Baker hoped that a good portion of the properties bought could be resold, perhaps after some kind of development. But chances are good that the vast majority never would be as valuable as they were prior to Hurricane Katrina’s reality check, and so if the government ever could even sell them, it might get far less than its compensation costs. Again, that meant a hit of tens of billions of dollars to the American taxpayer and would make the federal government the largest landholder in Orleans Parish for decades to come.

Louisiana’s congressional Republicans have smartly vowed to keep working on it, but they must realize they cannot win with Baker’s bill in its present form. Indeed, what they should do is work to loosen up the grant requirements, as a quick overview of the numbers shows.

Even if it sensationalizes its conclusions, this research more soberly indicates the potential extent of the damage done by Katrina. If you take 2000 census data (median value per parish of owner-occupied houses which probably is too high for Orleans damage but maybe lower for other parishes given the actual distribution of the damage), assuming all housing is totally damaged the amount comes to about $20 billion and almost 226,000 units.
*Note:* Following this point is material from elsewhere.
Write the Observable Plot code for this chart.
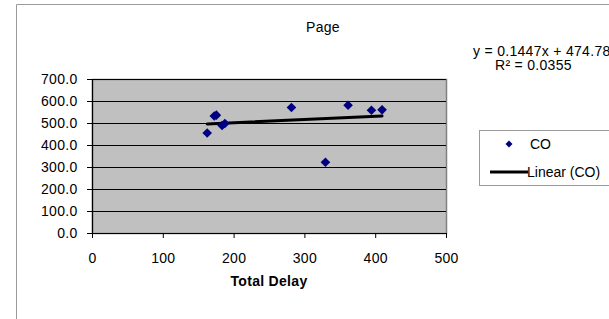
<!DOCTYPE html>
<html>
<head>
<meta charset="utf-8">
<script src="https://cdn.jsdelivr.net/npm/d3@7"></script>
<script src="https://cdn.jsdelivr.net/npm/@observablehq/plot@0.6"></script>
<style>
  html, body { margin: 0; padding: 0; background: #fff; }
  svg { font-family: "Liberation Sans", Arial, sans-serif; }
</style>
</head>
<body>
<div id="chart"></div>
<script>
// Data
const totalDelay = [162, 172, 175, 183, 187, 281, 329, 361, 394, 409];
const coValues   = [457, 534, 538, 491, 500, 573, 324, 583, 560, 562];
const trendSlope = 0.1447;
const trendIntercept = 474.78;
const rSquared = 0.0355;
const xTicks = [0, 100, 200, 300, 400, 500];
const yTicks = [0, 100, 200, 300, 400, 500, 600, 700];
const title = "Page";
const xLabel = "Total Delay";
const seriesName = "CO";
const trendName = "Linear (CO)";

const points = totalDelay.map((x, i) => ({x, y: coValues[i]}));
const xMin = d3.min(totalDelay), xMax = d3.max(totalDelay);
const trend = [xMin, xMax].map(x => ({x, y: trendSlope * x + trendIntercept}));

// square diamond symbol
const squareDiamond = {
  draw(ctx, size) {
    const h = Math.sqrt(size / Math.PI);
    ctx.moveTo(0, -h); ctx.lineTo(h, 0); ctx.lineTo(0, h); ctx.lineTo(-h, 0); ctx.closePath();
  }
};

const W = 609, H = 319;
const plot = Plot.plot({
  width: W,
  height: H,
  marginLeft: 92,
  marginRight: 163,
  marginTop: 79,
  marginBottom: 86,
  style: {fontFamily: '"Liberation Sans", Arial, sans-serif', fontSize: "14px", background: "#fff", color: "#000", letterSpacing: "0.3px"},
  x: {domain: [0, 500], ticks: xTicks, label: null},
  y: {domain: [0, 700], ticks: yTicks, label: null, tickFormat: d3.format(".1f")},
  marks: [
    Plot.frame({fill: "#c0c0c0", stroke: "#808080", strokeWidth: 1.5}),
    Plot.ruleY(yTicks, {stroke: "#000", strokeWidth: 1}),
    Plot.ruleX([0], {stroke: "#000", strokeWidth: 1.2}),
    Plot.ruleY([0], {stroke: "#000", strokeWidth: 1.2}),
    Plot.axisY({ticks: yTicks, tickSize: 5, tickPadding: 10, tickFormat: d3.format(".1f"), stroke: "#000", label: null, fontSize: 14}),
    Plot.axisX({ticks: xTicks, tickSize: 5, tickPadding: 15, stroke: "#000", label: null, fontSize: 14}),
    Plot.line(trend, {x: "x", y: "y", stroke: "#000", strokeWidth: 3}),
    Plot.dot(points, {x: "x", y: "y", symbol: squareDiamond, fill: "#000080", stroke: "none", r: 4.8})
  ]
});
document.getElementById("chart").appendChild(plot);

const svg = d3.select(plot);
// chart area border
svg.append("path").attr("d", `M16.5,${H} L16.5,4.5 L${W},4.5`).attr("fill", "none").attr("stroke", "#9a9a9a").attr("stroke-width", 1);
// title
svg.append("text").attr("x", 323).attr("y", 32).attr("text-anchor", "middle").attr("font-size", 14).text(title);
// x label
svg.append("text").attr("x", 269).attr("y", 285.5).attr("text-anchor", "middle").attr("font-size", 14).attr("font-weight", "bold").text(xLabel);
// trend equation
svg.append("text").attr("x", 473).attr("y", 55.5).attr("text-anchor", "start").attr("font-size", 14)
  .text(`y = ${trendSlope}x + ${trendIntercept}`);
svg.append("text").attr("x", 495).attr("y", 70).attr("text-anchor", "start").attr("font-size", 14)
  .text(`R² = ${rSquared}`);
// legend
const lg = svg.append("g").attr("letter-spacing", "0px");
lg.append("rect").attr("x", 479.5).attr("y", 130.5).attr("width", 140).attr("height", 55).attr("fill", "#fff").attr("stroke", "#9a9a9a");
lg.append("path").attr("d", "M0,-3.5L3.5,0L0,3.5L-3.5,0Z").attr("transform", "translate(509,144)").attr("fill", "#000080");
lg.append("text").attr("x", 530).attr("y", 148.5).attr("text-anchor", "start").attr("font-size", 14).text(seriesName);
lg.append("line").attr("x1", 490).attr("x2", 528).attr("y1", 172).attr("y2", 172).attr("stroke", "#000").attr("stroke-width", 3);
lg.append("text").attr("x", 527).attr("y", 177).attr("text-anchor", "start").attr("font-size", 14).text(trendName);
</script>
</body>
</html>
But the median value of such housing, assuming non-floodplain houses equally are distributed, is only about $88,500. If the state estimates that’s about 20,000 houses, that’s only about $1.77 billion spent (surely overhead wouldn’t be almost 70 percent of the total?), leaving almost $4.4 billion that could be distributed. If Congress would go in and loosen up the grant requirements to encompass owners who had flood insurance but cannot get the full value of their property back even with it (up to the grant stricture of $150,000 each), this probably could bring tens of thousands, maybe even 100,000, houses, into eligibility.

As for perhaps the other hundred thousand homeowners who lived in floodplains but did not exercise common sense in insuring their properties against flooding, what’s stopping Louisiana from having its own version of the Baker bill? The state could sell $9 billion worth of bonds by amending the Constitution (it went down this road before for far more trivial reasons) to create a state authority to issue that amount of debt (without additional taxes). If the buy low/sell high theory of the bill works, the state would get a good chunk of its money back, and it could be backed by some capital outlay funds (instead of wasting them on trivialities) or maybe even the federal government itself will buy some of the bonds and/or pay the interest on them. It may even donate some money for the purpose, if the state shows the money will be well-managed.

There are plenty of options, but if you listened to the complaining of Democrat politicians like Sen. Mary Landrieu on the matter, you’d think the world had ended. That’s because their political world is based upon taking from others for themselves and their allies, not upon providing fresh ideas and leadership. Blanco, Landrieu and others need to understand from the federal government Louisiana can expect a hand up to pull the state out of this situation, not a handout.